22. Mai 2003

Altkatholiken - Neukatholiken

Heute durfte sich Joachim Vobbe, der Bischof der deutschen Altkatholiken, in der Süddeutschen zum Thema Eucharistie und Interkommunion äußern.

In meiner Umgebung merke ich, daß die Alt-katholische Kirche für manche Neo-Katholiken, die ihre innere Distanz zu allem Römisch-Katholischen auch explizit machen wollen, eine Alternativkonfession darstellt. So weit, so gut.

Allerdings wird das im normal-katholischen Familienkreis meist so verkauft, daß man sagt: "Die Alt-Katholiken sind Katholiken, die die Unfehlbarkeit des Papstes nicht glauben müssen, aber ansonsten an allem festhalten, was die Kirche immer schon geglaubt und getan hat." Und dann werden die erleichternden Ausnahmen von diesem Immer-schon-Glauben-und-so-Leben aufgezählt: Die verheirateten Priester, die Priesterinnen, die Zulassung zur Kommunion für Geschiedene-Wiederverheiratete (und damit ja auch ein anderer Glauben, was Ehe und was Eucharistie angeht)... Kurz: All die Reibungspunkte zwischen Rom und Deutschen scheint es dort nicht mehr zu geben. Sie sind aufgelöst zugunsten der liberalen, zeitgemäßen Alternative.

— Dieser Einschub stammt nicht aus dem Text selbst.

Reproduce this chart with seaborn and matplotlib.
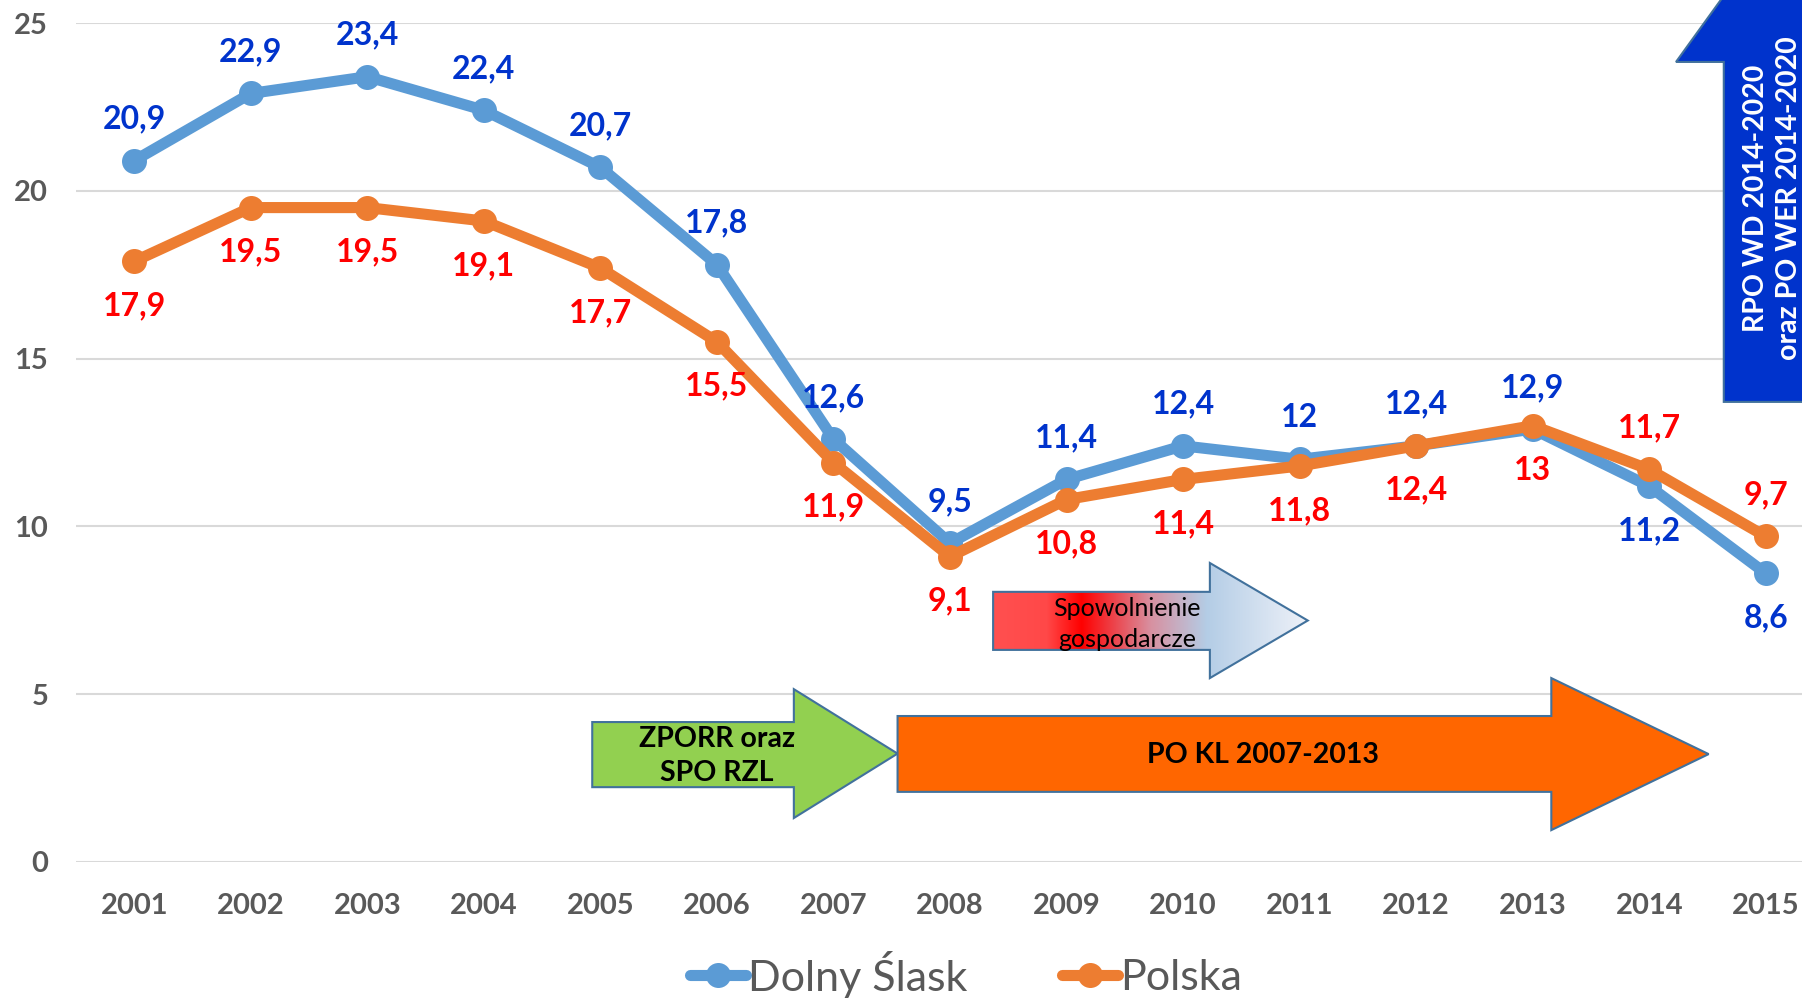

Bei +Joachim Vobbe klingt das eleganter: "Wer den Namen „Alt-Katholiken“ hört, mag zunächst an eine besonders 'konservative' Spielart des Katholizismus denken. Tatsächlich aber sind die Alt-Katholiken eine zwar kleine, aber reformfreudige Kirche. Diese bildete sich, nachdem am 18. Juli 1870 das Doppeldogma von der Unfehlbarkeit des Papstes und vom Jurisdiktionsprimat verkündet wurde, d.h. von der höchsten und universalen Gewalt des Papstes in der Gesamtkirche. Opposition dagegen erhob sich vor allem in Deutschland, der Schweiz, der Donaumonarchie und Frankreich. Als die Opponenten sich nach ihrer Exkommunikation gezwungen sahen, eigene Gemeinden und Bistümer zu gründen, wuchs ihnen der Name 'Alt-Katholiken' zu. Sie wollten damit ausdrücken, dass sie die vatikanischen Dogmen als eine ungerechtfertigte Neuerung zum herkömmlichen, 'alten“ katholischen Glauben erachteten."

Ob und wie sich Reformfreudigkeit und "herkömmlicher, 'alter' katholischer Glaube vertragen, verrät uns +Vobbe auf den zwei Seiten nicht. Meine Vermutung:

a) Sie vertragen sich nicht. Das Neuhaus-Gesetz - so genannt nach Fr. Richard John Neuhaus - gilt auch da: Wo Rechtgläubigkeit optional ist, wird sie früher oder später verboten. Man beachte die folgenden Aussagen: "Schon in den historischen Wurzeln des Alt-Katholizismus liegt somit die Erkenntnis, dass seit den großen Spaltungen der Christenheit keine Konfessions- oder Teilkirche mehr die ganze Wahrheit des Glaubens für sich allein beanspruchen kann. (...) Zwar halten die Alt-Katholiken an der sakramentalen Sukzession der Ämter und am katholisch-orthodoxen Eucharistieverständnis von der Präsenz Christi in den eucharistischen Gaben fest; andererseits verbietet das Selbstverständnis der eigenen Fehlbarkeit eine eucharistische 'Eigenbrötelei'." In dem Moment, wo mich mein Verständnis von irgendwas allein stehen lässt, gebe ich es gerne auf, um in die große Gemeinschaft der Irgendwie-Glaubenden zurückzukehren. Und ich dachte immer mit G.K. Chesterton, daß nur Karotten keine Dogmen kennen.

b) Da es aber reformfreudige Katholiken mit sentimentaler Anhänglichkeit an katholische Riten und Gebräuche gibt, signalisiert die Selbstbezeichnung "Altkatholisch" die Erfüllung von Kirchenträumen: Du kannst den Weihrauch haben, ohne an die Transsubstantiation zu glauben, und du hast 'nen Bischof und musst ihm nicht gehorchen. Warum die attraktive Marke wechseln, wenn man den Inhalt austauschen kann, ohne dass es was ausmacht?